We dress him in toddler-sized swim trunks and he joyously climbs the tiny built-in slide in the plastic play pool before his feet shoot out from under him and his body somehow goes completely horizontal in midair and he bangs his head with a sickening crash and there are screams and tears and cuddles and two seconds later, he’s climbing that fucking slide again.

No, Dylan, I say as he tries to escape with his father’s computer mouse. “WAHHHH!” he responds, and runs at top speed to the bookshelf and begins pulling books off the shelves, one after another. Thunk. Thunk. Thunk.

He creeps along the patio after a trundling black ant and carefully reaches out a pudgy index finger and accidentally smooshes it. He stares, nearly cross-eyed, and his finger is almost on his tongue when I swoop in. I reposition him and he howls with fury and locks his eyes on mine and reaches down and with vengeful, deliberate motions he quickly stuffs a passing tumbleweed of dog hair IN HIS MOUTH.

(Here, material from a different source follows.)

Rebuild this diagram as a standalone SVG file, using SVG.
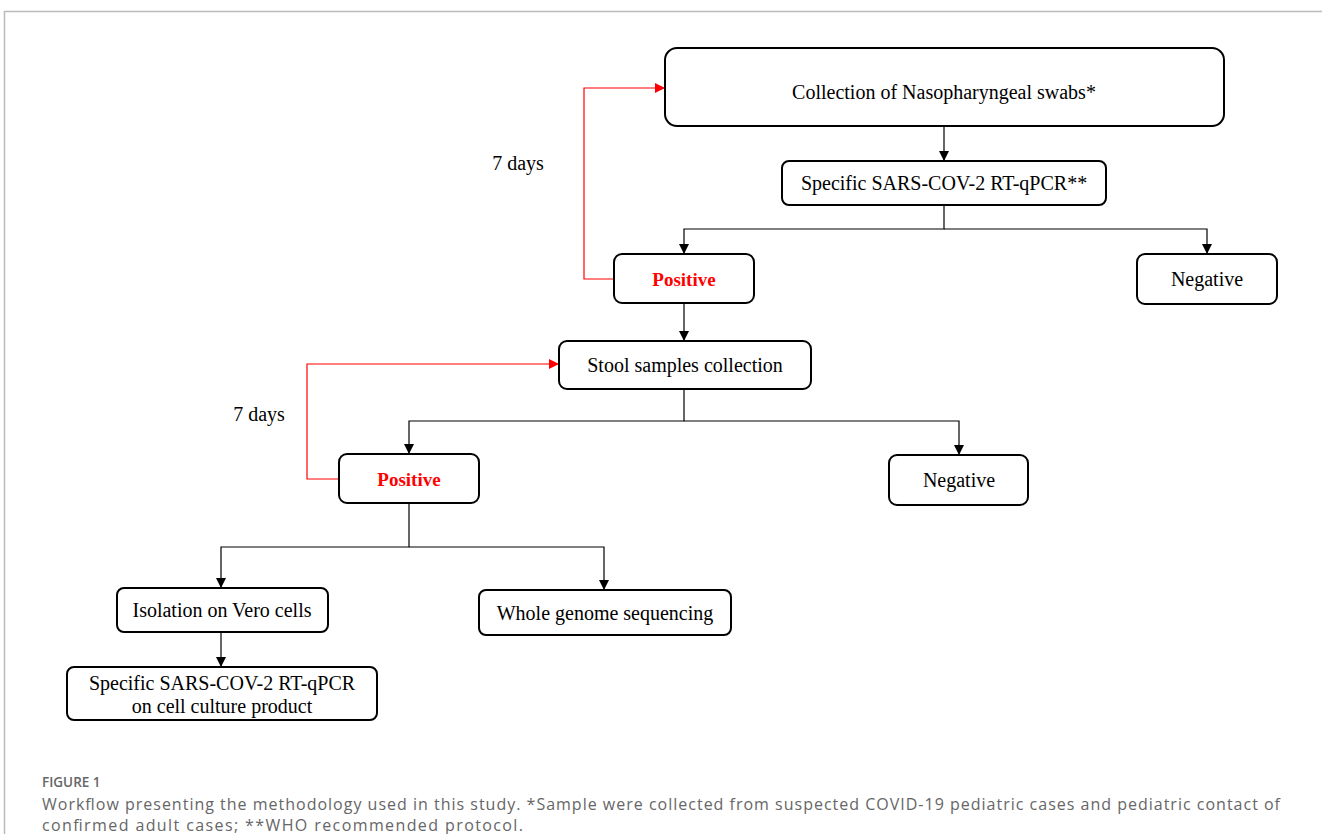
<svg xmlns="http://www.w3.org/2000/svg" width="1322" height="834" viewBox="0 0 1322 834">
<defs>
<marker id="ab" markerWidth="10" markerHeight="10" refX="9" refY="5" orient="auto" markerUnits="userSpaceOnUse"><path d="M0,0 L10,5 L0,10 z" fill="#000"/></marker>
<marker id="ar" markerWidth="10" markerHeight="10" refX="9" refY="5" orient="auto" markerUnits="userSpaceOnUse"><path d="M0,0 L10,5 L0,10 z" fill="#ff0000"/></marker>
<style>
.box{fill:#fff;stroke:#000;stroke-width:2}
.t{font-family:"Liberation Serif","Times New Roman",serif;font-size:20px;fill:#000;text-anchor:middle}
.pos{font-family:"Liberation Serif","Times New Roman",serif;font-size:19px;font-weight:bold;fill:#ff0000;text-anchor:middle}
.c{fill:none;stroke:#000;stroke-width:1.2}
.r{fill:none;stroke:#ff0000;stroke-width:1.2}
.cap{font-family:"Open Sans","Noto Sans",sans-serif;fill:#666}
</style>
</defs>
<rect x="0" y="0" width="1322" height="834" fill="#fff"/>
<path d="M4.5,834 V11.5 H1322" fill="none" stroke="#bbb" stroke-width="1.5"/>
<g id="connectors">
<path class="c" d="M944,126 V160" marker-end="url(#ab)"/>
<path class="c" d="M944,205 V229 H684 V253" marker-end="url(#ab)"/>
<path class="c" d="M944,229 H1207 V253" marker-end="url(#ab)"/>
<path class="c" d="M684,303 V340" marker-end="url(#ab)"/>
<path class="r" d="M614,279 H584 V88 H664" marker-end="url(#ar)"/>
<path class="c" d="M684,389 V421 H409 V453" marker-end="url(#ab)"/>
<path class="c" d="M684,421 H959 V454" marker-end="url(#ab)"/>
<path class="r" d="M339,479 H307 V364 H558" marker-end="url(#ar)"/>
<path class="c" d="M409,503 V547 H221 V587" marker-end="url(#ab)"/>
<path class="c" d="M409,547 H604 V589" marker-end="url(#ab)"/>
<path class="c" d="M221,632 V666" marker-end="url(#ab)"/>
</g>
<g id="n-collection"><rect class="box" x="665" y="48" width="559" height="78" rx="12"/><text class="t" x="944" y="99">Collection of Nasopharyngeal swabs*</text></g>
<g id="n-rtqpcr"><rect class="box" x="782" y="161" width="324" height="44" rx="7"/><text class="t" x="944" y="190">Specific SARS-COV-2 RT-qPCR**</text></g>
<g id="n-pos1"><rect class="box" x="614" y="254" width="140" height="49" rx="8"/><text class="pos" x="684" y="286">Positive</text></g>
<g id="n-neg1"><rect class="box" x="1137" y="254" width="140" height="50" rx="8"/><text class="t" x="1207" y="286">Negative</text></g>
<g id="n-stool"><rect class="box" x="559" y="341" width="252" height="48" rx="8"/><text class="t" x="685" y="372">Stool samples collection</text></g>
<g id="n-pos2"><rect class="box" x="339" y="454" width="140" height="49" rx="8"/><text class="pos" x="409" y="486">Positive</text></g>
<g id="n-neg2"><rect class="box" x="889" y="455" width="139" height="50" rx="8"/><text class="t" x="959" y="487">Negative</text></g>
<g id="n-isolation"><rect class="box" x="117" y="588" width="211" height="44" rx="7"/><text class="t" x="222" y="617">Isolation on Vero cells</text></g>
<g id="n-wgs"><rect class="box" x="479" y="590" width="252" height="45" rx="7"/><text class="t" x="605" y="620">Whole genome sequencing</text></g>
<g id="n-cellculture"><rect class="box" x="67" y="667" width="310" height="53" rx="7"/><text class="t" x="222" y="690">Specific SARS-COV-2 RT-qPCR</text><text class="t" x="222" y="713">on cell culture product</text></g>
<text class="t" x="518" y="170">7 days</text>
<text class="t" x="259" y="421">7 days</text>
<text class="cap" x="42" y="787" style="font-size:13.5px;font-weight:600">FIGURE 1</text>
<text class="cap" x="42" y="810" style="font-size:16px" textLength="1238" lengthAdjust="spacing">Workflow presenting the methodology used in this study. *Sample were collected from suspected COVID-19 pediatric cases and pediatric contact of</text>
<text class="cap" x="42" y="831" style="font-size:16px" textLength="481" lengthAdjust="spacing">confirmed adult cases; **WHO recommended protocol.</text>
</svg>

I’m bent over the dishwasher collecting forks and spoons when SMACK! something slaps me directly across the ass. I turn, and he’s standing there with a mile-wide grin, laughing so hard he’s swaying back and forth. In his hands is a large plastic spatula.

There is a long silence and even though I know better I revel in it a bit and when I finally go to look for him, I find him shoulder-deep in the toilet bowl. He’s so startled when I burst through the door he falls backwards onto his butt, then sits there smiling at me and starts chomping on his toilet-water-soaked fingers.

He falls off the front steps. The back porch. The raised portion of our backyard garden bed. A chair. Another chair. The wooden steps at the cabin in Oregon. The curb of the driveway. The sofa.

I catch him. I don’t. I let him fall. I run to save him at top speed. I absorb the impact of his skull heading earthward with the top of my foot. I watch him, wincing. I watch him, clapping.

He grunts his way onto the couch, then gets himself turned around, spreads his arms and sort of half-jumps, half-falls off, but not before saying, “De inny! An bee!” I goggle open mouthed as I realize he’s imitating his Buzz Lightyear-loving brother: to infinity, and beyond.